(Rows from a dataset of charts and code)
-*-*-

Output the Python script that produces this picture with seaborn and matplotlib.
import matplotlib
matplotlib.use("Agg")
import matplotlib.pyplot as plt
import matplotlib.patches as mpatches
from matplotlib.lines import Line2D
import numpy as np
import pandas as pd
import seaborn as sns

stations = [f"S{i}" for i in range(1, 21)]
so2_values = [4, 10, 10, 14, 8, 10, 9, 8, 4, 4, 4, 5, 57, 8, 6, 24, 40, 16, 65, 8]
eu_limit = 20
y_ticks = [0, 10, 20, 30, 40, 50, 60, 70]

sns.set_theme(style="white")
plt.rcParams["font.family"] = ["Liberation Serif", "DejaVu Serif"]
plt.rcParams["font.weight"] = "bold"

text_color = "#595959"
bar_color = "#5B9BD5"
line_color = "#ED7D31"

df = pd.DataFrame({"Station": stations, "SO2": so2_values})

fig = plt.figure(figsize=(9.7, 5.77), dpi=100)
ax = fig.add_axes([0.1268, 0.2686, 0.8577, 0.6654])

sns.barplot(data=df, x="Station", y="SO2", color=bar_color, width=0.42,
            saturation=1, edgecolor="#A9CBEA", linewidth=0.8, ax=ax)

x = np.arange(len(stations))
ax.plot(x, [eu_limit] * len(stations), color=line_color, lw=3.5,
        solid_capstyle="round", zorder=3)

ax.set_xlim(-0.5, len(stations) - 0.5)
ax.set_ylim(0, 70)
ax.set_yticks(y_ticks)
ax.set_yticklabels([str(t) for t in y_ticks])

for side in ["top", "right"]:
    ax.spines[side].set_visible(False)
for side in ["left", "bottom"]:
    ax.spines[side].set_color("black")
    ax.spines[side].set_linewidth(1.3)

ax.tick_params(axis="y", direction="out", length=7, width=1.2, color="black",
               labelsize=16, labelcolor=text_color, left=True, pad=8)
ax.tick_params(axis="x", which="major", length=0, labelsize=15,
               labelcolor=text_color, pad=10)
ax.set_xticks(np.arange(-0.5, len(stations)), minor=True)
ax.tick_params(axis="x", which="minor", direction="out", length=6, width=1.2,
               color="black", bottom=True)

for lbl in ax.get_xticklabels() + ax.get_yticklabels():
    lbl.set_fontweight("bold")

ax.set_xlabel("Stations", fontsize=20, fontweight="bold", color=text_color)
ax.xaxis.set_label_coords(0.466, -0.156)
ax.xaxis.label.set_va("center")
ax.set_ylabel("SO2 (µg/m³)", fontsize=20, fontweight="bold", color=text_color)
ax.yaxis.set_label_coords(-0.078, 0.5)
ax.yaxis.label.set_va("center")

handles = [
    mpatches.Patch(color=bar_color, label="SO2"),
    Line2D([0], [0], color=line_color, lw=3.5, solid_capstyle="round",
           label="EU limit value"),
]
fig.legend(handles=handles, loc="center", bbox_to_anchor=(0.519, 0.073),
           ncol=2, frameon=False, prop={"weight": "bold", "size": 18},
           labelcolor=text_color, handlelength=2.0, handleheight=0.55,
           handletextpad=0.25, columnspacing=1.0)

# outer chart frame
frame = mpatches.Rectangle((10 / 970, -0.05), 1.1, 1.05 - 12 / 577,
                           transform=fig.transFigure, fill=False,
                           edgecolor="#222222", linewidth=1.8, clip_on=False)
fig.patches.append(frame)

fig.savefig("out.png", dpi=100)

-*-*-

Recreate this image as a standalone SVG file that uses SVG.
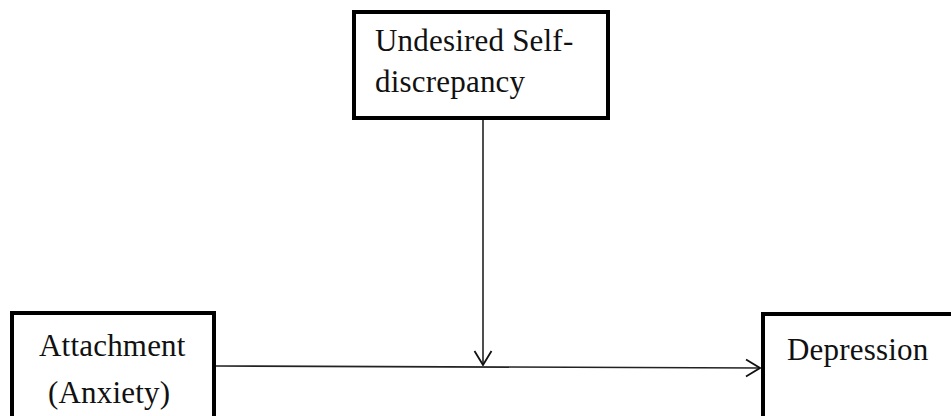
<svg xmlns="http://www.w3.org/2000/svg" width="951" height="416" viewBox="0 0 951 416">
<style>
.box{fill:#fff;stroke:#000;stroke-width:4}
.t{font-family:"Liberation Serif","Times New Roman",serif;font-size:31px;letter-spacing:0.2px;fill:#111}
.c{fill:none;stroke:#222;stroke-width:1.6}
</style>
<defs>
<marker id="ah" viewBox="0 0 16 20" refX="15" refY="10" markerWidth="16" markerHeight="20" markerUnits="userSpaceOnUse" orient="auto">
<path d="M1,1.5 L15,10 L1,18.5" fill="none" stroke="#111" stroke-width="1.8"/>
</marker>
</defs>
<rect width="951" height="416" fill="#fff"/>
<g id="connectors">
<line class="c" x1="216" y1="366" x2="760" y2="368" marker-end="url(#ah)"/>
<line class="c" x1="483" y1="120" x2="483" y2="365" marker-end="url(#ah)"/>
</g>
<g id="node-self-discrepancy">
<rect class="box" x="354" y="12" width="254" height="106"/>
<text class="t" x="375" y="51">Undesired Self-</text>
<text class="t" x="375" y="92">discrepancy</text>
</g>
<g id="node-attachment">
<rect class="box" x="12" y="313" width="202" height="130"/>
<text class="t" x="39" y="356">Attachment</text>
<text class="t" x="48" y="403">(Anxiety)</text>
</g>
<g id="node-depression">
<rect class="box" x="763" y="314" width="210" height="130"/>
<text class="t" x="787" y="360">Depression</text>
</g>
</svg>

-*-*-

**What you need to do**
Of the lines above, retype only those from the line containing "Output the Python" through the line containing "y_ticks = [0, 10, 20, 30, 40, 50, 60, 70]", including both, exactly.

**Full response**
Output the Python script that produces this picture with seaborn and matplotlib.
import matplotlib
matplotlib.use("Agg")
import matplotlib.pyplot as plt
import matplotlib.patches as mpatches
from matplotlib.lines import Line2D
import numpy as np
import pandas as pd
import seaborn as sns

stations = [f"S{i}" for i in range(1, 21)]
so2_values = [4, 10, 10, 14, 8, 10, 9, 8, 4, 4, 4, 5, 57, 8, 6, 24, 40, 16, 65, 8]
eu_limit = 20
y_ticks = [0, 10, 20, 30, 40, 50, 60, 70]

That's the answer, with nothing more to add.